We often think of our clothing as a second skin, but fabric doesn’t react like skin does. Skin breathes. It shivers. It contracts. It’s constantly in motion.
Yet the differences between clothing and skin are much smaller when it comes to Caress of the Gaze, a unique, 3D printed garment from Iranian-American designer Behnaz Farahi that bristles under the gaze of the person looking at it. In appearance, it looks like a porcupine-quilled, exposed-midriff smock, or maybe a futuristic kind of Rorschach shawl. It was designed by Farahi last year as part of her residency at Autodesk’s Pier 9.

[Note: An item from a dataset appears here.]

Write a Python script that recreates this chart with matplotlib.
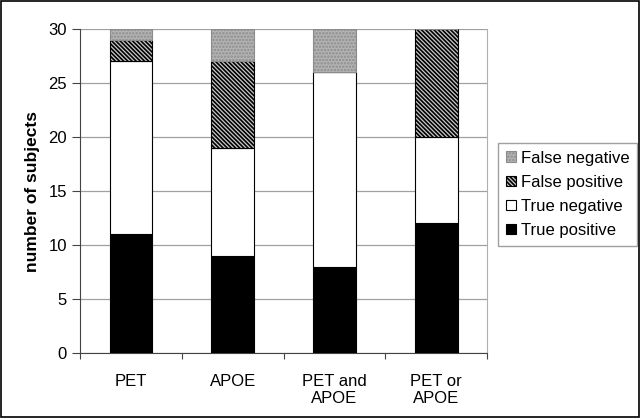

“It was inspired by looking at the behavior and properties of skin,” Farahi says. “The idea was to create an artificial skin inspired by nature, with enhanced functionality, which could function as an extension of our actual skin, while providing novel forms of interaction between our body and the surrounding environment.”
The garment works thanks to an embedded facial tracking algorithm, which can detect the gender, age, and gaze orientation of the person looking at the shawl. Depending on who is looking at it, and how, an interconnected mesh of Shape Memory Alloy (a material which “remembers” its original shape when transformed by actuators) causes the garment to silently and organically ripple, just like a real skin response mechanisms. For example, the shawl might shyly shrink under a judgmental gaze, or peacock itself in front of an appreciative look.
Farahi chose an onlooker’s gaze as the mechanism that triggered the garment’s interactivity to highlight the outsized role it plays in our social lives. A look can communicate respect, attraction, contempt, anger, affection, humor, and more. Depending on which look we’re on the receiving end of, our skin reacts as well, by blushing, or getting goosebumps, or heating up. Of course, in our every day lives, our clothing obscures a lot of the ways our skin reacts to these social interactions. The Caress of the Gaze, though, calls attention to these reactions.
“To me, the future of fashion lies in the promise of being dynamic and interactive with the wearer,” says Farahi. “Wearable technologies are changing our notion of what our bodies can do, allowing them to be augmented, enhanced, and expanded.” Because of this, the designer argues, fashion will increasingly become an interface between our bodies and our surrounding environments, eventually facilitating new ways of communicating with one another.
In addition to exploring interactivity in fashion, though, Farahi created the piece to show how 3D printing is enabling new types of garments. She says that without 3D printers, the form and morphology of the shawl, and the life-like mesh of moving quills, would have been impossible. It involves too many distinct moving parts to be practical. “I think advanced 3D printing will enable us to move [in fashion] beyond just imitating forms already present in nature,” she says, “to having a deeper understanding of their behaviors.”